WHAT NEEDS TO BE DONE:
Omit all pictures, then retype the data exactly as given.

>> BEGIN

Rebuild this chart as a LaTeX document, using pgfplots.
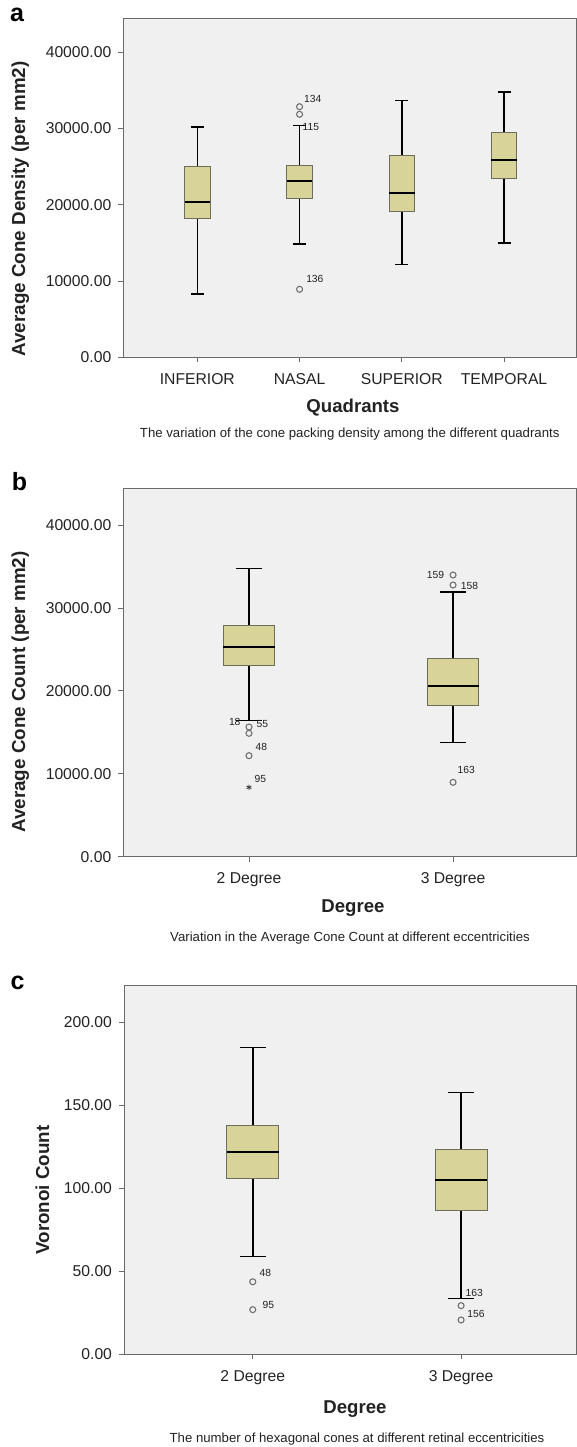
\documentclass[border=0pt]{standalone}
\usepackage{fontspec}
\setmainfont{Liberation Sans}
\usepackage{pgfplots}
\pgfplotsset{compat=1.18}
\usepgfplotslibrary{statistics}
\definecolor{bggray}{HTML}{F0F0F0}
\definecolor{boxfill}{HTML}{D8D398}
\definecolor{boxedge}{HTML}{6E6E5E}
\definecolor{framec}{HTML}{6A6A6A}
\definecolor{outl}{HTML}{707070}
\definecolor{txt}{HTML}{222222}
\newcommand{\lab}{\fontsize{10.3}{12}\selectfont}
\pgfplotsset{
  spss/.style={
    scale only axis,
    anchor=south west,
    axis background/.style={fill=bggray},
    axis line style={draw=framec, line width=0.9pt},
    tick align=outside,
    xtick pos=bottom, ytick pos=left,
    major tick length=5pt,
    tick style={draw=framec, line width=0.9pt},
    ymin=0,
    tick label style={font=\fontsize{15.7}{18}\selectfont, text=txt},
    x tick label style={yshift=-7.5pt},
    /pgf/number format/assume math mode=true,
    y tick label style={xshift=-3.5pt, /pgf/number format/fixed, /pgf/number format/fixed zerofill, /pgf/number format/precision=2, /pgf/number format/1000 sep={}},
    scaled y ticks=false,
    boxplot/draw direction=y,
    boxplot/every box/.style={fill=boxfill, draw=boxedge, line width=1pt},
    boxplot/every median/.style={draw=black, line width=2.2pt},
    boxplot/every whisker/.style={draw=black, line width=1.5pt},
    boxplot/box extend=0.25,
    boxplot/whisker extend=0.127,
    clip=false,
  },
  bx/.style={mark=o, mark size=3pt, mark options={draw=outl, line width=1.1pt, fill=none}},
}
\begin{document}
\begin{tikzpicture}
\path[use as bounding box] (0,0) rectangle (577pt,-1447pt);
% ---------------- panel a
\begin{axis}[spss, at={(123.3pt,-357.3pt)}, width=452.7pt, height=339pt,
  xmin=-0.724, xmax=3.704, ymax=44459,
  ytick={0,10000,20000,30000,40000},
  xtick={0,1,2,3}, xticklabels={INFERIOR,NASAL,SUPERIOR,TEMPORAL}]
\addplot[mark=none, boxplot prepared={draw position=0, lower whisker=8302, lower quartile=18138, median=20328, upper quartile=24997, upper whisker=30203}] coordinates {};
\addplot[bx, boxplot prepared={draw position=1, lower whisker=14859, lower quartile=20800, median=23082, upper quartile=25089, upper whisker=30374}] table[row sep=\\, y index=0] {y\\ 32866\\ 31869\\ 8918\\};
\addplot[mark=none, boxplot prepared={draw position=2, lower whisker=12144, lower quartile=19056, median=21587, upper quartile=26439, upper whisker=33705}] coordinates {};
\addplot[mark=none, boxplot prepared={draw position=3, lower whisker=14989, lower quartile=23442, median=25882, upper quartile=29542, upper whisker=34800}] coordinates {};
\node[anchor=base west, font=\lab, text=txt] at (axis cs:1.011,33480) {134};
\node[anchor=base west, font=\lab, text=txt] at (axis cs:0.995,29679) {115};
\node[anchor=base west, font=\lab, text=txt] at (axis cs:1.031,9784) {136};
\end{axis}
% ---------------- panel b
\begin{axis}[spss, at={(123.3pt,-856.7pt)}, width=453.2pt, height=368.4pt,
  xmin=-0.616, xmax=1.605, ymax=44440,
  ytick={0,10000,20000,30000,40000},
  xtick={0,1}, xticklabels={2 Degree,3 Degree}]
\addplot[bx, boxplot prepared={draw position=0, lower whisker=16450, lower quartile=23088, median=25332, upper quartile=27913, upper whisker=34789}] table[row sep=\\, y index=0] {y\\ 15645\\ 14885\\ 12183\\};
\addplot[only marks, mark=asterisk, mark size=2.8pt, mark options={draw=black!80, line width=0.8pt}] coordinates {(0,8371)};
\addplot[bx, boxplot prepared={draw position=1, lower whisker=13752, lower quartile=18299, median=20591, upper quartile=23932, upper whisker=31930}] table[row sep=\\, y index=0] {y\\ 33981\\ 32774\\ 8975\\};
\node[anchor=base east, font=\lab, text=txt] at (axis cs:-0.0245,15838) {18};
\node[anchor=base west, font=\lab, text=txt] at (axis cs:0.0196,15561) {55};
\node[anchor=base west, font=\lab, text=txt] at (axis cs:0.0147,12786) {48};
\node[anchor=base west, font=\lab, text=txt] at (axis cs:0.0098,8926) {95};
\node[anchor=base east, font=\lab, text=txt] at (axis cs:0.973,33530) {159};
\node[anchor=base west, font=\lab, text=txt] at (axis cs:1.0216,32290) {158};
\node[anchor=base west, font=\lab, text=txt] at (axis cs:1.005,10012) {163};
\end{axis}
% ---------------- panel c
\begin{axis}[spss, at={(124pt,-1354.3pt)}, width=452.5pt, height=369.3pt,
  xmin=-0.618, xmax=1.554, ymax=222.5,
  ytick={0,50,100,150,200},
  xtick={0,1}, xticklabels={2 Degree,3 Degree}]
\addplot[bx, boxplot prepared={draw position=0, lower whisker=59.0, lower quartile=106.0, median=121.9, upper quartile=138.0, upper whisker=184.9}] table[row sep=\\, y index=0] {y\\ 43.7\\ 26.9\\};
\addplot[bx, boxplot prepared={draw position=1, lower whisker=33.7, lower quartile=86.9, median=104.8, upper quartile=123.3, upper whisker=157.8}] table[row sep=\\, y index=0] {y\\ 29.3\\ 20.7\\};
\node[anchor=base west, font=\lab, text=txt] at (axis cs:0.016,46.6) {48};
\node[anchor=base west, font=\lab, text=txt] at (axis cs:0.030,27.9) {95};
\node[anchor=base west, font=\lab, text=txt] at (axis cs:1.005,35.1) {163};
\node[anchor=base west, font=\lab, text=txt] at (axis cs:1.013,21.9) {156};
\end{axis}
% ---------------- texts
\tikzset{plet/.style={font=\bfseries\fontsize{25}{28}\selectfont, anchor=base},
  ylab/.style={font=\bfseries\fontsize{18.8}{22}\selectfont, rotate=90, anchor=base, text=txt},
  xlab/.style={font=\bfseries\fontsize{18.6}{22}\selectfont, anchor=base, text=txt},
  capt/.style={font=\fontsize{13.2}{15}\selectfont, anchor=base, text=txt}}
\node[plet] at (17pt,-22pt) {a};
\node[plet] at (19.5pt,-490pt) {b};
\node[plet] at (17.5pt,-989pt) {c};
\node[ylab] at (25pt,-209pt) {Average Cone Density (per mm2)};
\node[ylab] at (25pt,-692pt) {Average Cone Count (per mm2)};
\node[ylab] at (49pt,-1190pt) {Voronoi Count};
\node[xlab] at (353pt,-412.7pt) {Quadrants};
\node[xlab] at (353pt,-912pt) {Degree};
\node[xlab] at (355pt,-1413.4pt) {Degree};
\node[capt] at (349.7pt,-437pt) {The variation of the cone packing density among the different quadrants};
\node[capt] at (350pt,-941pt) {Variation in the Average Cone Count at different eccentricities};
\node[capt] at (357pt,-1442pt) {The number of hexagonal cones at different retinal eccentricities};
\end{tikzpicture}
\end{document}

>> END

CORRECT ANSWER:
Rebuild this chart as a LaTeX document, using pgfplots.
\documentclass[border=0pt]{standalone}
\usepackage{fontspec}
\setmainfont{Liberation Sans}
\usepackage{pgfplots}
\pgfplotsset{compat=1.18}
\usepgfplotslibrary{statistics}
\definecolor{bggray}{HTML}{F0F0F0}
\definecolor{boxfill}{HTML}{D8D398}
\definecolor{boxedge}{HTML}{6E6E5E}
\definecolor{framec}{HTML}{6A6A6A}
\definecolor{outl}{HTML}{707070}
\definecolor{txt}{HTML}{222222}
\newcommand{\lab}{\fontsize{10.3}{12}\selectfont}
\pgfplotsset{
  spss/.style={
    scale only axis,
    anchor=south west,
    axis background/.style={fill=bggray},
    axis line style={draw=framec, line width=0.9pt},
    tick align=outside,
    xtick pos=bottom, ytick pos=left,
    major tick length=5pt,
    tick style={draw=framec, line width=0.9pt},
    ymin=0,
    tick label style={font=\fontsize{15.7}{18}\selectfont, text=txt},
    x tick label style={yshift=-7.5pt},
    /pgf/number format/assume math mode=true,
    y tick label style={xshift=-3.5pt, /pgf/number format/fixed, /pgf/number format/fixed zerofill, /pgf/number format/precision=2, /pgf/number format/1000 sep={}},
    scaled y ticks=false,
    boxplot/draw direction=y,
    boxplot/every box/.style={fill=boxfill, draw=boxedge, line width=1pt},
    boxplot/every median/.style={draw=black, line width=2.2pt},
    boxplot/every whisker/.style={draw=black, line width=1.5pt},
    boxplot/box extend=0.25,
    boxplot/whisker extend=0.127,
    clip=false,
  },
  bx/.style={mark=o, mark size=3pt, mark options={draw=outl, line width=1.1pt, fill=none}},
}
\begin{document}
\begin{tikzpicture}
\path[use as bounding box] (0,0) rectangle (577pt,-1447pt);
% ---------------- panel a
\begin{axis}[spss, at={(123.3pt,-357.3pt)}, width=452.7pt, height=339pt,
  xmin=-0.724, xmax=3.704, ymax=44459,
  ytick={0,10000,20000,30000,40000},
  xtick={0,1,2,3}, xticklabels={INFERIOR,NASAL,SUPERIOR,TEMPORAL}]
\addplot[mark=none, boxplot prepared={draw position=0, lower whisker=8302, lower quartile=18138, median=20328, upper quartile=24997, upper whisker=30203}] coordinates {};
\addplot[bx, boxplot prepared={draw position=1, lower whisker=14859, lower quartile=20800, median=23082, upper quartile=25089, upper whisker=30374}] table[row sep=\\, y index=0] {y\\ 32866\\ 31869\\ 8918\\};
\addplot[mark=none, boxplot prepared={draw position=2, lower whisker=12144, lower quartile=19056, median=21587, upper quartile=26439, upper whisker=33705}] coordinates {};
\addplot[mark=none, boxplot prepared={draw position=3, lower whisker=14989, lower quartile=23442, median=25882, upper quartile=29542, upper whisker=34800}] coordinates {};
\node[anchor=base west, font=\lab, text=txt] at (axis cs:1.011,33480) {134};
\node[anchor=base west, font=\lab, text=txt] at (axis cs:0.995,29679) {115};
\node[anchor=base west, font=\lab, text=txt] at (axis cs:1.031,9784) {136};
\end{axis}
% ---------------- panel b
\begin{axis}[spss, at={(123.3pt,-856.7pt)}, width=453.2pt, height=368.4pt,
  xmin=-0.616, xmax=1.605, ymax=44440,
  ytick={0,10000,20000,30000,40000},
  xtick={0,1}, xticklabels={2 Degree,3 Degree}]
\addplot[bx, boxplot prepared={draw position=0, lower whisker=16450, lower quartile=23088, median=25332, upper quartile=27913, upper whisker=34789}] table[row sep=\\, y index=0] {y\\ 15645\\ 14885\\ 12183\\};
\addplot[only marks, mark=asterisk, mark size=2.8pt, mark options={draw=black!80, line width=0.8pt}] coordinates {(0,8371)};
\addplot[bx, boxplot prepared={draw position=1, lower whisker=13752, lower quartile=18299, median=20591, upper quartile=23932, upper whisker=31930}] table[row sep=\\, y index=0] {y\\ 33981\\ 32774\\ 8975\\};
\node[anchor=base east, font=\lab, text=txt] at (axis cs:-0.0245,15838) {18};
\node[anchor=base west, font=\lab, text=txt] at (axis cs:0.0196,15561) {55};
\node[anchor=base west, font=\lab, text=txt] at (axis cs:0.0147,12786) {48};
\node[anchor=base west, font=\lab, text=txt] at (axis cs:0.0098,8926) {95};
\node[anchor=base east, font=\lab, text=txt] at (axis cs:0.973,33530) {159};
\node[anchor=base west, font=\lab, text=txt] at (axis cs:1.0216,32290) {158};
\node[anchor=base west, font=\lab, text=txt] at (axis cs:1.005,10012) {163};
\end{axis}
% ---------------- panel c
\begin{axis}[spss, at={(124pt,-1354.3pt)}, width=452.5pt, height=369.3pt,
  xmin=-0.618, xmax=1.554, ymax=222.5,
  ytick={0,50,100,150,200},
  xtick={0,1}, xticklabels={2 Degree,3 Degree}]
\addplot[bx, boxplot prepared={draw position=0, lower whisker=59.0, lower quartile=106.0, median=121.9, upper quartile=138.0, upper whisker=184.9}] table[row sep=\\, y index=0] {y\\ 43.7\\ 26.9\\};
\addplot[bx, boxplot prepared={draw position=1, lower whisker=33.7, lower quartile=86.9, median=104.8, upper quartile=123.3, upper whisker=157.8}] table[row sep=\\, y index=0] {y\\ 29.3\\ 20.7\\};
\node[anchor=base west, font=\lab, text=txt] at (axis cs:0.016,46.6) {48};
\node[anchor=base west, font=\lab, text=txt] at (axis cs:0.030,27.9) {95};
\node[anchor=base west, font=\lab, text=txt] at (axis cs:1.005,35.1) {163};
\node[anchor=base west, font=\lab, text=txt] at (axis cs:1.013,21.9) {156};
\end{axis}
% ---------------- texts
\tikzset{plet/.style={font=\bfseries\fontsize{25}{28}\selectfont, anchor=base},
  ylab/.style={font=\bfseries\fontsize{18.8}{22}\selectfont, rotate=90, anchor=base, text=txt},
  xlab/.style={font=\bfseries\fontsize{18.6}{22}\selectfont, anchor=base, text=txt},
  capt/.style={font=\fontsize{13.2}{15}\selectfont, anchor=base, text=txt}}
\node[plet] at (17pt,-22pt) {a};
\node[plet] at (19.5pt,-490pt) {b};
\node[plet] at (17.5pt,-989pt) {c};
\node[ylab] at (25pt,-209pt) {Average Cone Density (per mm2)};
\node[ylab] at (25pt,-692pt) {Average Cone Count (per mm2)};
\node[ylab] at (49pt,-1190pt) {Voronoi Count};
\node[xlab] at (353pt,-412.7pt) {Quadrants};
\node[xlab] at (353pt,-912pt) {Degree};
\node[xlab] at (355pt,-1413.4pt) {Degree};
\node[capt] at (349.7pt,-437pt) {The variation of the cone packing density among the different quadrants};
\node[capt] at (350pt,-941pt) {Variation in the Average Cone Count at different eccentricities};
\node[capt] at (357pt,-1442pt) {The number of hexagonal cones at different retinal eccentricities};
\end{tikzpicture}
\end{document}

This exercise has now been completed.